I’ve used C a little and mostly for scientific computing, but I’ve recently learned about some of the details of the Go programming language. It just…is everything I didn’t know I wanted from C (especially for strings). Now, don’t get me wrong, C has it’s place and I’m not running from Julia to Go for scientific computing.

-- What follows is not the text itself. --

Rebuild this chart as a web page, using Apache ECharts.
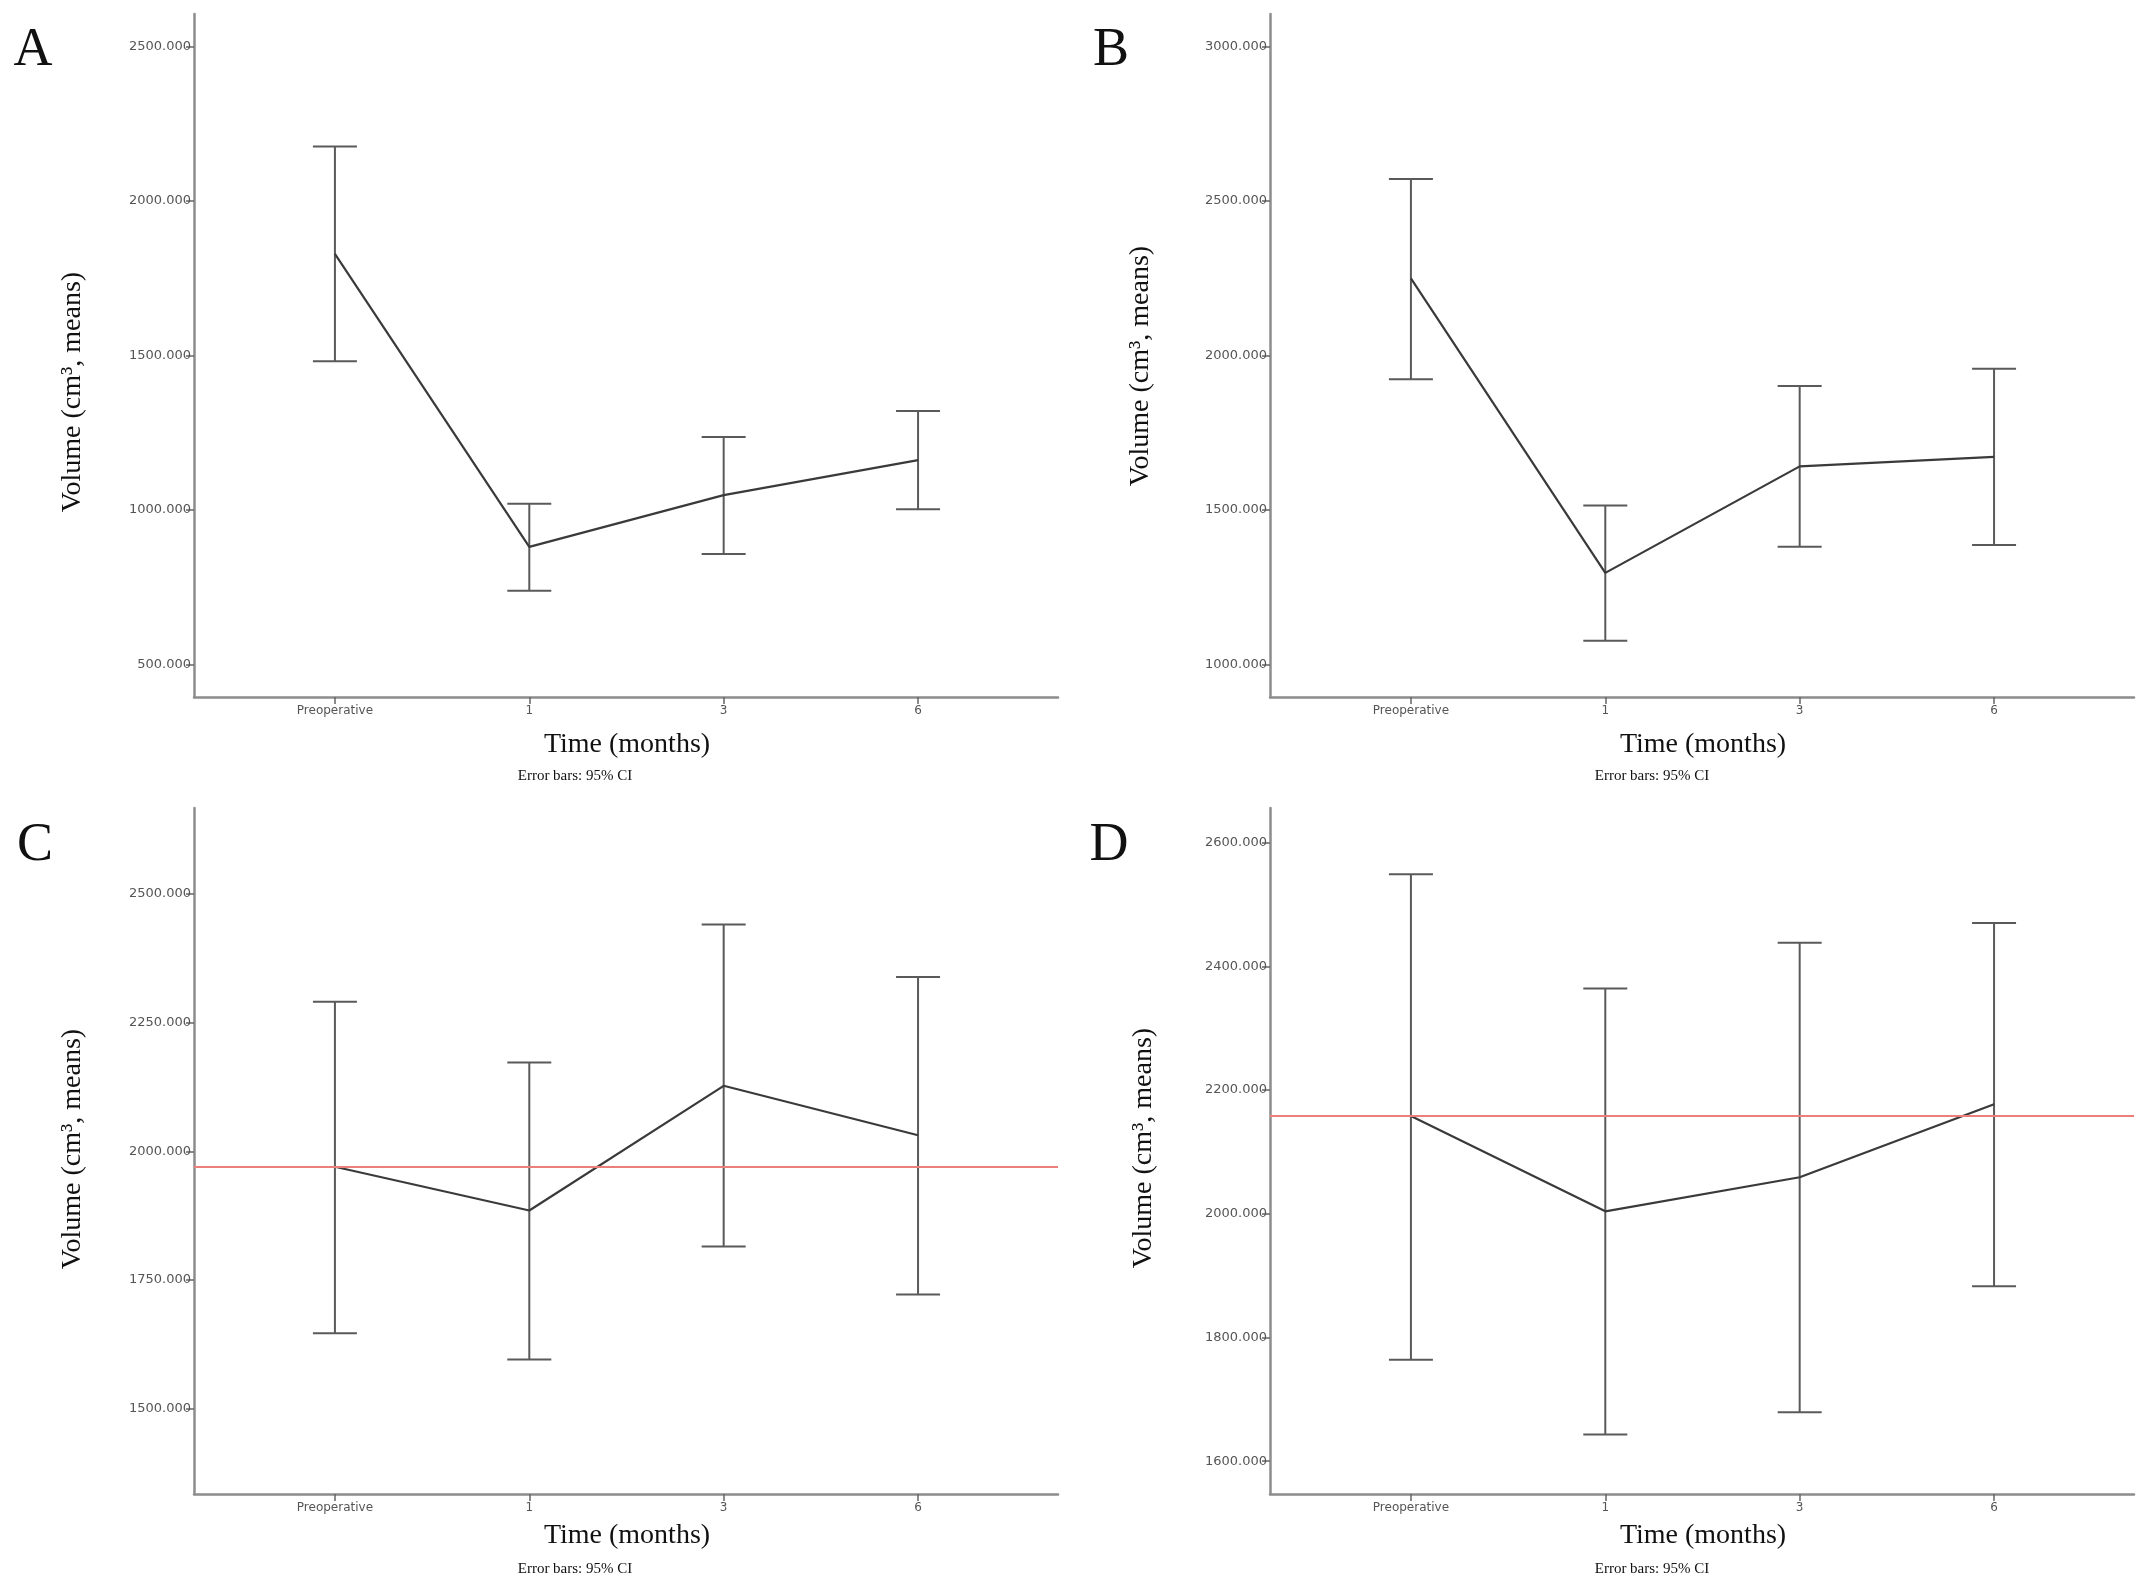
<!DOCTYPE html>
<html>
<head>
<meta charset="utf-8">
<script src="https://cdn.jsdelivr.net/npm/echarts@6/dist/echarts.min.js"></script>
<style>
html,body{margin:0;padding:0;background:#fff;}
#chart{width:2150px;height:1589px;}
</style>
</head>
<body>
<div id="chart"></div>
<script>
// ---- Data ----
const categories = ['Preoperative', '1', '3', '6'];

const A_mean = [1829, 880, 1048, 1161];
const A_lo   = [1481, 738, 857, 1002];
const A_hi   = [2177, 1020, 1236, 1320];
const A_ticks = [500, 1000, 1500, 2000, 2500];

const B_mean = [2250, 1296, 1641, 1672];
const B_lo   = [1923, 1076, 1381, 1386];
const B_hi   = [2572, 1514, 1901, 1957];
const B_ticks = [1000, 1500, 2000, 2500, 3000];

const C_mean = [1970, 1885, 2127, 2031];
const C_lo   = [1647, 1596, 1815, 1722];
const C_hi   = [2290, 2172, 2440, 2338];
const C_ref  = 1970;
const C_ticks = [1500, 1750, 2000, 2250, 2500];

const D_mean = [2158, 2004, 2059, 2177];
const D_lo   = [1764, 1643, 1679, 1883];
const D_hi   = [2549, 2364, 2438, 2470];
const D_ref  = 2158;
const D_ticks = [1600, 1800, 2000, 2200, 2400, 2600];

const panelLetters = ['A', 'B', 'C', 'D'];
const yTitle = 'Volume (cm\u00B3, means)';
const xTitle = 'Time (months)';
const note = 'Error bars: 95% CI';

// ---- Layout ----
const panels = [
  {mean: A_mean, lo: A_lo, hi: A_hi, ticks: A_ticks, ref: null, min: 394, max: 2606,
   grid: {left: 194, top: 14, width: 864, height: 683}},
  {mean: B_mean, lo: B_lo, hi: B_hi, ticks: B_ticks, ref: null, min: 894, max: 3106,
   grid: {left: 1270, top: 14, width: 864, height: 683}},
  {mean: C_mean, lo: C_lo, hi: C_hi, ticks: C_ticks, ref: C_ref, min: 1335, max: 2666,
   grid: {left: 194, top: 808, width: 864, height: 686}},
  {mean: D_mean, lo: D_lo, hi: D_hi, ticks: D_ticks, ref: D_ref, min: 1547, max: 2656,
   grid: {left: 1270, top: 808, width: 864, height: 686}}
];

const idx = categories.map((c, i) => i);
const grids = [], xAxes = [], yAxes = [], series = [];

panels.forEach((p, k) => {
  grids.push(Object.assign({containLabel: false}, p.grid));
  xAxes.push({
    type: 'value', gridIndex: k, min: -0.725, max: 3.72,
    splitLine: {show: false},
    axisLine: {show: true, onZero: false, lineStyle: {color: '#8c8c8c', width: 2.5}},
    axisTick: {show: true, customValues: idx, length: 7, lineStyle: {color: '#666', width: 1.5}},
    axisLabel: {show: true, customValues: idx, formatter: v => categories[Math.round(v)],
      fontFamily: 'DejaVu Sans', fontSize: 12, color: '#555', margin: 8}
  });
  yAxes.push({
    type: 'value', gridIndex: k, min: p.min, max: p.max,
    splitLine: {show: false},
    axisLine: {show: true, onZero: false, lineStyle: {color: '#8c8c8c', width: 2.5}},
    axisTick: {show: true, customValues: p.ticks, length: 8, lineStyle: {color: '#666', width: 1.5}},
    axisLabel: {show: true, customValues: p.ticks, formatter: v => v.toFixed(3),
      fontFamily: 'DejaVu Sans', fontSize: 13, color: '#555', margin: 3}
  });
  series.push({
    type: 'custom', xAxisIndex: k, yAxisIndex: k, silent: true, z: 2,
    data: idx.map(i => [i, p.lo[i], p.hi[i]]),
    encode: {x: 0, y: [1, 2]},
    renderItem: function (params, api) {
      const x = api.value(0);
      const pHi = api.coord([x, api.value(2)]);
      const pLo = api.coord([x, api.value(1)]);
      const hw = 22;
      const st = {stroke: '#5a5a5a', lineWidth: 2};
      return {type: 'group', children: [
        {type: 'line', shape: {x1: pHi[0], y1: pHi[1], x2: pLo[0], y2: pLo[1]}, style: st},
        {type: 'line', shape: {x1: pHi[0] - hw, y1: pHi[1], x2: pHi[0] + hw, y2: pHi[1]}, style: st},
        {type: 'line', shape: {x1: pLo[0] - hw, y1: pLo[1], x2: pLo[0] + hw, y2: pLo[1]}, style: st}
      ]};
    }
  });
  const line = {
    type: 'line', xAxisIndex: k, yAxisIndex: k, z: 3, silent: true,
    symbol: 'none', animation: false,
    lineStyle: {color: '#3a3a3a', width: 2.2},
    data: idx.map(i => [i, p.mean[i]])
  };
  if (p.ref !== null) {
    line.markLine = {
      silent: true, symbol: 'none', animation: false,
      label: {show: false},
      lineStyle: {color: '#ec7f7a', width: 2, type: 'solid'},
      data: [{yAxis: p.ref}]
    };
  }
  series.push(line);
});

// ---- Text (titles, letters) ----
const serif = '"Liberation Serif", "Times New Roman", serif';
function txt(x, y, text, size, extra) {
  return Object.assign({
    type: 'text', x: x, y: y, silent: true,
    style: {text: text, font: size + 'px ' + serif, fill: '#111',
      textAlign: 'center', textVerticalAlign: 'middle'}
  }, extra || {});
}
const graphics = [
  txt(33, 51, panelLetters[0], 54),
  txt(1111, 51, panelLetters[1], 54),
  txt(35, 846, panelLetters[2], 54),
  txt(1109, 846, panelLetters[3], 54),
  txt(73, 392, yTitle, 28, {rotation: Math.PI / 2}),
  txt(1141, 366, yTitle, 28, {rotation: Math.PI / 2}),
  txt(73, 1149, yTitle, 28, {rotation: Math.PI / 2}),
  txt(1144, 1148, yTitle, 28, {rotation: Math.PI / 2}),
  txt(627, 745, xTitle, 28),
  txt(1703, 745, xTitle, 28),
  txt(627, 1536, xTitle, 28),
  txt(1703, 1536, xTitle, 28),
  txt(575, 776, note, 15),
  txt(1652, 776, note, 15),
  txt(575, 1569, note, 15),
  txt(1652, 1569, note, 15)
];

const chart = echarts.init(document.getElementById('chart'), null, {renderer: 'canvas'});
chart.setOption({
  backgroundColor: '#ffffff',
  animation: false,
  grid: grids,
  xAxis: xAxes,
  yAxis: yAxes,
  series: series,
  graphic: graphics
});
</script>
</body>
</html>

Because I have to go to work, I’ve used Claude to summarize the key components of Go:
- Static typing with type inference
- Compiled to native code with fast startup time
- Built-in concurrency with goroutines and channels
- Single binary deployment with no external dependencies
- Garbage collection with low latency
- Strong standard library for systems programming
- Explicit error handling with multiple return values
and build a short “Monte-Carlo Pi calculation” to help translate
Julia
using Statistics
function calculate_pi(samples)
inside = 0
for i in 1:samples
x, y = rand(), rand()
if x^2 + y^2 <= 1
inside += 1
end
end
return 4 * inside / samples
end
function main()
workers = Threads.nthreads()
samples_per_worker = 1_000_000
# Array to store results from each thread
results = zeros(workers)
# Use Threads.@threads for loop-level parallelism
Threads.@threads for i in 1:workers
results[i] = calculate_pi(samples_per_worker)
end
pi_estimate = mean(results)
println("π ≈ $(round(pi_estimate, digits=10))")
end
main()
(Me) Then of course run this with julia script.jl.
Go
package main
import (
"fmt"
"math/rand"
"sync"
)
func calculatePi(samples int) float64 {
r := rand.New(rand.NewSource(int64(samples))) // Create a separate RNG for each goroutine
inside := 0
for i := 0; i < samples; i++ {
x, y := r.Float64(), r.Float64()
if x*x+y*y <= 1 {
inside++
}
}
return 4 * float64(inside) / float64(samples)
}
func main() {
const (
workers = 8
samplesPerWorker = 1_000_000
)
var wg sync.WaitGroup
// := is the short variable declaration operator - it declares and initializes variables in one step
// make() allocates and initializes a slice (not an array) with the specified length and capacity
results := make([]float64, workers)
// Launch workers
for i := 0; i < workers; i++ {
wg.Add(1)
// The "go" keyword launches a goroutine - a lightweight thread managed by the Go runtime
// The function that follows executes concurrently with the rest of the program
go func(id int) {
// defer schedules a function call to run just before the function returns
// This ensures wg.Done() is called even if the function panics
defer wg.Done()
results[id] = calculatePi(samplesPerWorker)
}(i) // Passing 'i' as an argument to avoid capturing the loop variable by reference
}
// Wait for all goroutines to complete
wg.Wait()
// Calculate average
sum := 0.0
for _, result := range results {
sum += result
}
pi := sum / float64(workers)
fmt.Printf("π ≈ %.10f\n", pi)
}
Go can either run this directly with go run script.go or build a binary with go build script.go.